Goal of the exercise → Scan the data. Collect each line that contains the word "matplotlib".

—————

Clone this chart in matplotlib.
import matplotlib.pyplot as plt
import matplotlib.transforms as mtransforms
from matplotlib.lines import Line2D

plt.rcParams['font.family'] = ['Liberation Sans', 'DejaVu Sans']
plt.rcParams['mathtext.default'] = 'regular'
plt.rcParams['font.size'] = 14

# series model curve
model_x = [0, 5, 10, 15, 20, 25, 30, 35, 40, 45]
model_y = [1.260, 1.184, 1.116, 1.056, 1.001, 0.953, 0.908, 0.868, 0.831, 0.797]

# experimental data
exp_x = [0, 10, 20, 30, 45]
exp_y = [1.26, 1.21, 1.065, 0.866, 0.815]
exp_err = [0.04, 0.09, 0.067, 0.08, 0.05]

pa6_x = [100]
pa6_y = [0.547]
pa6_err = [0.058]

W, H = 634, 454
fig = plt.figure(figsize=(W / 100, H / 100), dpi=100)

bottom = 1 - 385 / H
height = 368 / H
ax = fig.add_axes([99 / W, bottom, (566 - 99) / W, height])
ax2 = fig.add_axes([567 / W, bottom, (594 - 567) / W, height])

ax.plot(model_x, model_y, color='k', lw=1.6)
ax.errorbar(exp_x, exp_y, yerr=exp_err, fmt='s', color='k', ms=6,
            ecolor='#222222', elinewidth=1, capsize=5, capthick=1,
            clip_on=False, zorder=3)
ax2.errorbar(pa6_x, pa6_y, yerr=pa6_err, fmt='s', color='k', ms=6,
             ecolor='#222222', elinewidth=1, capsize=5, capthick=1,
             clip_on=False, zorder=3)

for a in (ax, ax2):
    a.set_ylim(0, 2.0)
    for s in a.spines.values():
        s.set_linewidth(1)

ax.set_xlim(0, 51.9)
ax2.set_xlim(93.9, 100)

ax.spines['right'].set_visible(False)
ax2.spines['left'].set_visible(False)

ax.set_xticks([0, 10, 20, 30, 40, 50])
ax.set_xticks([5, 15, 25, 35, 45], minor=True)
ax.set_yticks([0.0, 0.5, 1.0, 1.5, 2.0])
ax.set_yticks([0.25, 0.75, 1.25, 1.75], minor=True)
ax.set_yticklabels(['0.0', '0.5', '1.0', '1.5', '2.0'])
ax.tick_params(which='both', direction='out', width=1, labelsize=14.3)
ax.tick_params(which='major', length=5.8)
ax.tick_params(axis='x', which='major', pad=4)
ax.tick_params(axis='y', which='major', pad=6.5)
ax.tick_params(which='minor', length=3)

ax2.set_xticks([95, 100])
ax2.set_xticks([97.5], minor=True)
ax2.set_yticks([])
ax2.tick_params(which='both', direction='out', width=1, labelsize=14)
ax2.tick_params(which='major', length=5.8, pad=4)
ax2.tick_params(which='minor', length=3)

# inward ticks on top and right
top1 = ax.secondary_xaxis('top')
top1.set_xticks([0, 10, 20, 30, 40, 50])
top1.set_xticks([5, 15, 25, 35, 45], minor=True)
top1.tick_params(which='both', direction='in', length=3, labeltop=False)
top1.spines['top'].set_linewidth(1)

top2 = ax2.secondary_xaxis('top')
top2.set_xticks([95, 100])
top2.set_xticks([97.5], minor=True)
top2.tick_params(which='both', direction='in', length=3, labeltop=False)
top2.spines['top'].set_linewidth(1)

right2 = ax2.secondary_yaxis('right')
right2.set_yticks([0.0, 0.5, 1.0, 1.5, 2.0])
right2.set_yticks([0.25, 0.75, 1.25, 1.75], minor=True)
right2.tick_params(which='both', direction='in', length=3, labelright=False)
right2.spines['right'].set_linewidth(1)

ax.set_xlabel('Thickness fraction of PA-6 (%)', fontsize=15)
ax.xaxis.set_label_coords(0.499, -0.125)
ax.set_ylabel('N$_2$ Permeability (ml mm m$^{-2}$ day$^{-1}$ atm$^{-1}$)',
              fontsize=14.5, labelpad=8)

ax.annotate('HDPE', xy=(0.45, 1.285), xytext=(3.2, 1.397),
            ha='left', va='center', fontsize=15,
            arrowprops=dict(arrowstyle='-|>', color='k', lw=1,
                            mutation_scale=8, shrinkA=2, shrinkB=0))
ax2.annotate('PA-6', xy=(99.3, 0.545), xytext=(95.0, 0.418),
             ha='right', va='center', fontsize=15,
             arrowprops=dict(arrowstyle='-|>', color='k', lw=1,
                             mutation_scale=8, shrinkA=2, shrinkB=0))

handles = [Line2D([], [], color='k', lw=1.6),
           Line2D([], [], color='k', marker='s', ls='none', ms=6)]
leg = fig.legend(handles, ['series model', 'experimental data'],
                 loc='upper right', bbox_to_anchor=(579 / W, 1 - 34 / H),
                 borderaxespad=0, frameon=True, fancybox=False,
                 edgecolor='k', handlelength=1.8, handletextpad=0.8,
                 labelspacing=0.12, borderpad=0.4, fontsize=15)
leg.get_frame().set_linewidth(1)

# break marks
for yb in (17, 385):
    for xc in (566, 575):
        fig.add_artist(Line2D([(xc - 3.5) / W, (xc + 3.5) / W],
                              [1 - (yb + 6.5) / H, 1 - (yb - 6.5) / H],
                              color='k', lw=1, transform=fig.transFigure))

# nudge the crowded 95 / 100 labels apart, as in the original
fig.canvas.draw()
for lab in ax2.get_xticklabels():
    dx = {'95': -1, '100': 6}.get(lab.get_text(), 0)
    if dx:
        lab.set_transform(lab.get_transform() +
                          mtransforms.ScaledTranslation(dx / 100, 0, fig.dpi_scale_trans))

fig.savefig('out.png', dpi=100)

—————

Response to this exercise →
Clone this chart in matplotlib.
import matplotlib.pyplot as plt
import matplotlib.transforms as mtransforms
from matplotlib.lines import Line2D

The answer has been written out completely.